A workshop on Capacity Building in Skills Development in the Pacific with Open, Flexible and Technology-Enhanced Learning was recently held at the Shangri-La’s Fijian Resort. This workshop brought together 30 professionals from eight countries (Fiji, New Zealand, Tonga, Kiribati, Tuvalu, Solomon Islands, Vanuatu, and Canada) across the Pacific. It was organized by the Centre for Flexible Learning (CFL), and Pacific Centre for Flexible & Open Learning for Development (PACFOLD) at The University of the South Pacific (USP), Commonwealth of Learning (COL), and New Zealand Ministry of Foreign Affairs and Trade (MFAT).
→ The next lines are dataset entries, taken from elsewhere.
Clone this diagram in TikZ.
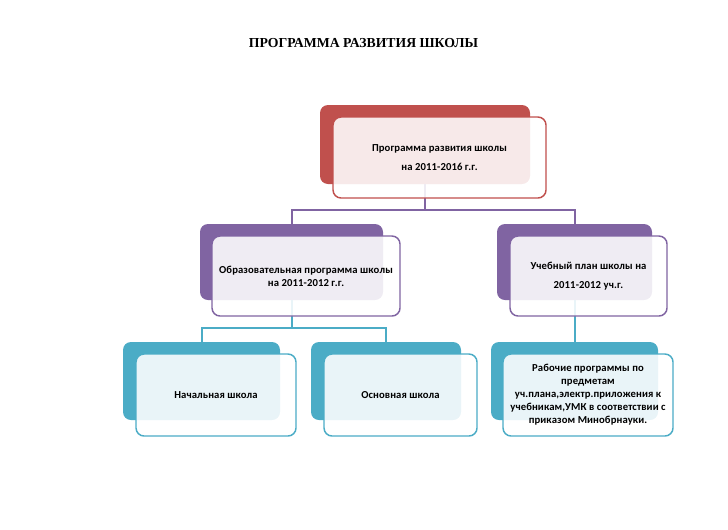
\documentclass[tikz,border=0pt]{standalone}
\usepackage{fontspec}
\setmainfont[LetterSpace=1]{Carlito}
\newfontfamily\titlefont{Liberation Serif}
\definecolor{schred}{HTML}{C0504D}
\definecolor{schpurple}{HTML}{8064A2}
\definecolor{schteal}{HTML}{4BACC6}
\tikzset{
  back/.style = {rectangle, rounded corners=6pt, inner sep=0pt, fill=#1},
  front/.style = {rectangle, rounded corners=6pt, inner sep=0pt, draw=#1,
    line width=1.1pt, fill=white, fill opacity=0.88, text opacity=1,
    align=center, font=\bfseries\fontsize{8}{9.75}\selectfont},
  wh/.style 2 args = {minimum width=#1*0.75pt, minimum height=#2*0.75pt},
  link/.style = {draw=#1, line width=1.5pt}
}

\begin{document}
\begin{tikzpicture}[x=0.75pt, y=-0.75pt]
\useasboundingbox (0,0) rectangle (728,529);
\node (title) at (363.5,43) {\titlefont\bfseries\fontsize{10.3}{12}\selectfont ПРОГРАММА РАЗВИТИЯ ШКОЛЫ};
% back boxes
\node [back=schred, wh={210}{79}] (prog) at (425,144.5) {};
\node [back=schpurple, wh={183}{76}] (edu) at (291.5,262) {};
\node [back=schpurple, wh={155}{76}] (plan) at (574.5,262) {};
\node [back=schteal, wh={157}{78}] (prim) at (201.5,381) {};
\node [back=schteal, wh={150}{78}] (basic) at (386,381) {};
\node [back=schteal, wh={167}{78}] (work) at (574.5,381) {};
% connectors
\draw [link=schpurple] (prog.south) -- ++(0,26) coordinate (progbar) -| (edu.north)
  (progbar) -| (plan.north);
\draw [link=schteal] (edu.south) -- ++(0,28) coordinate (edubar) -| (prim.north)
  (edubar) -| (basic.north);
\draw [link=schteal] (plan.south) -- (work.north);
% front boxes
\node [front=schred, wh={213}{81}] (progtext) at (439.5,157.5)
  {Программа развития школы\\[4pt]на 2011-2016 г.г.};
\node [front=schpurple, wh={188}{80}] (edutext) at (306,276)
  {Образовательная программа школы\\на 2011-2012 г.г.};
\node [front=schpurple, wh={157}{80}] (plantext) at (588.5,276)
  {Учебный план школы на\\[4pt]2011-2012 уч.г.};
\node [front=schteal, wh={160}{82}] (primtext) at (216,395) {Начальная школа};
\node [front=schteal, wh={153}{82}] (basictext) at (400.5,395) {Основная школа};
\node [front=schteal, wh={170}{82}] (worktext) at (588,395)
  {Рабочие программы по\\предметам\\уч.плана,электр.приложения к\\учебникам,УМК в соответствии с\\приказом Минобрнауки.};
\end{tikzpicture}
\end{document}
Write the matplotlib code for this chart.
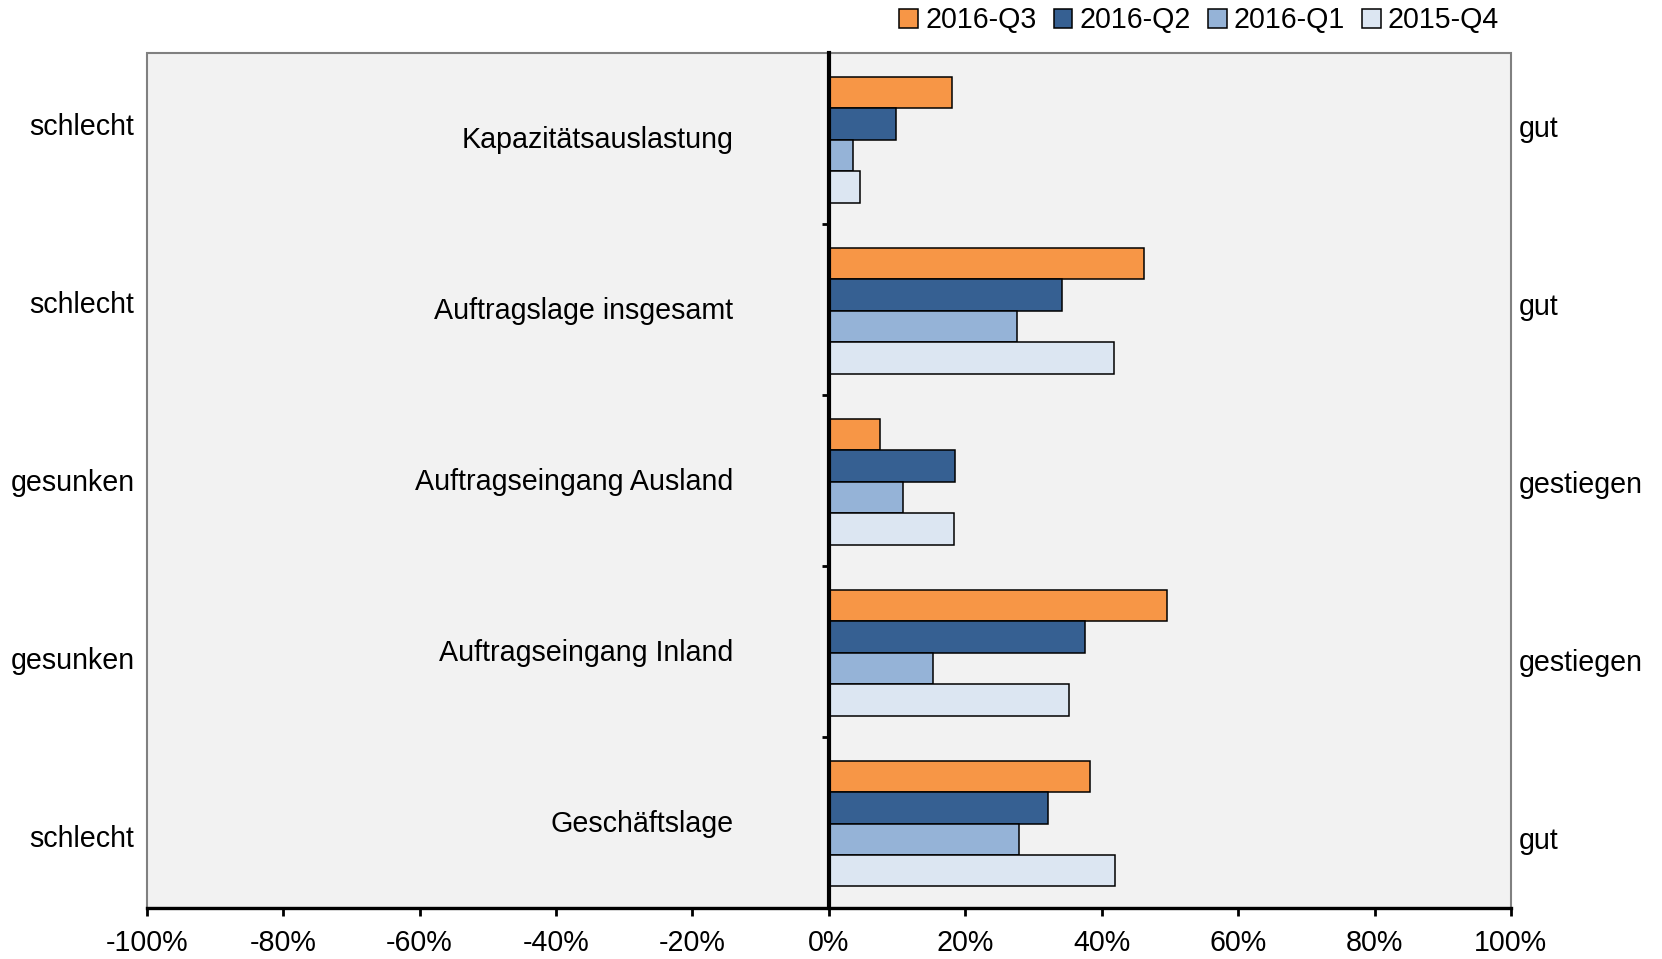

The focus of this workshop was on improving educational outcomes and building capacity to enable learning for sustainable development in the Pacific in the following three areas:
- Skills Development in Trade
- Resilience Education
- Secondary education/Youth Development
The three-day workshop involved participants reflecting upon and critically evaluating the key challenges faced by Pacific Islanders in the areas outlined above and focus on options for addressing them by coming up with workable proposals. The workshop included presentations of findings from a baseline survey of needs in the region as well as an analysis of existing report and document identifying the gaps, depth of knowledge, institutional attitudes and practices in the key areas outlined above. It also included sessions on online, flexible, technology-enhanced learning, open educational resources (OER), and a series of presentations, discussions and exploration of ideas on various issues faced by different countries. The workshop provided opportunities for networking and sharing ideas and experiences among the participants.
The Permanent Secretary (PS), Ministry of Youth and Sports, Fiji, Mr. Jone M. Nemani, officially opened the workshop. He shared some current and crucial data regarding key areas of research such as unemployment rates in the Pacific, problems faced by youths in the Pacific and various activities that have been implemented in the Pacific by governments and various NGOs to solve such issues.
Professor Konai Helu Thaman, from the Oceania Centre of Arts and Culture, The University of the South Pacific gave a keynote address titled “Learning from the past to build capacity for the future”. The workshop was officially closed by the Deputy Vice-Chancellor Education, USP, Professor Richard Coll, with valuable insights and feedback to the groups regarding their presentations and their project proposals.